If you do decide to give either of these books a listen let me know. I’d like to hear from others who have gone through this process and how they benefited or if they found the process didn’t work.

Creativity     5
My purpose is to allow the creativity inside me out and share it with the world. To find my place in the world through creative endeavours.
Envisioned Future:
I’ve lived a creative life. After finding my passion later in life it has become something I’ll never look back on. I’ve accepted who I am as a creative person and simply allowed things to flow through me as I see fit. I stopped worrying so much and just let things be. That was the key to everything. To stop worrying.
Creativity is just connecting things. When you ask creative people how they did something, they feel a little guilty because they didn’t really do it, they just saw something. It seemed obvious to them after a while. That’s because they were able to connect experiences they’ve had and synthesize new things. Steve Jobs
Current Reality:
  • I spend a lot of time managing mindfullifter and Books & Beers (two hobbies that I enjoy)

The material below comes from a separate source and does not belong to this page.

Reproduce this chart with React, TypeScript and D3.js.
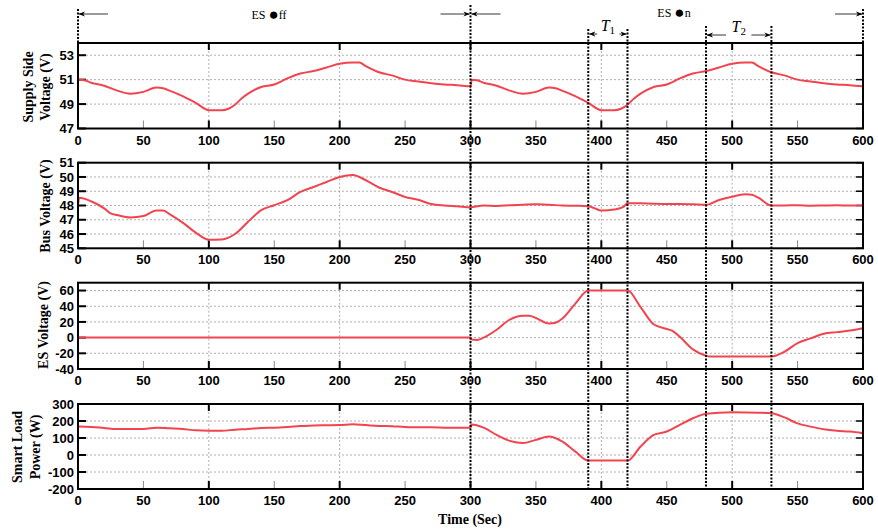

  • I become locked away however and don’t let the creativity come out of me
  • I isolate myself from my own hobbies due to poor thinking habits and it causes me more stress and worry.
  • I enjoy photography as a creative outlet and also writing. I wish to do more but again I’m self conscious of my abilities and don’t work hard enough at them.
Specific Commitments:
  • Commit to connecting with at least 10 people a day on both Mindfullifter and Books & Beers. It has to be both. Connecting can be as simple as a simple comment
  • Post at least 2 times a week to Mindfullifter (photography) and once a week to the blog
  • Post at least once a day to Books & Beer
  • Create Books & Beers website / blog by June 30
  • Create one podcast / Youtube video by June 30
  • Plan a creative date at least once a week with the camera. No exceptions!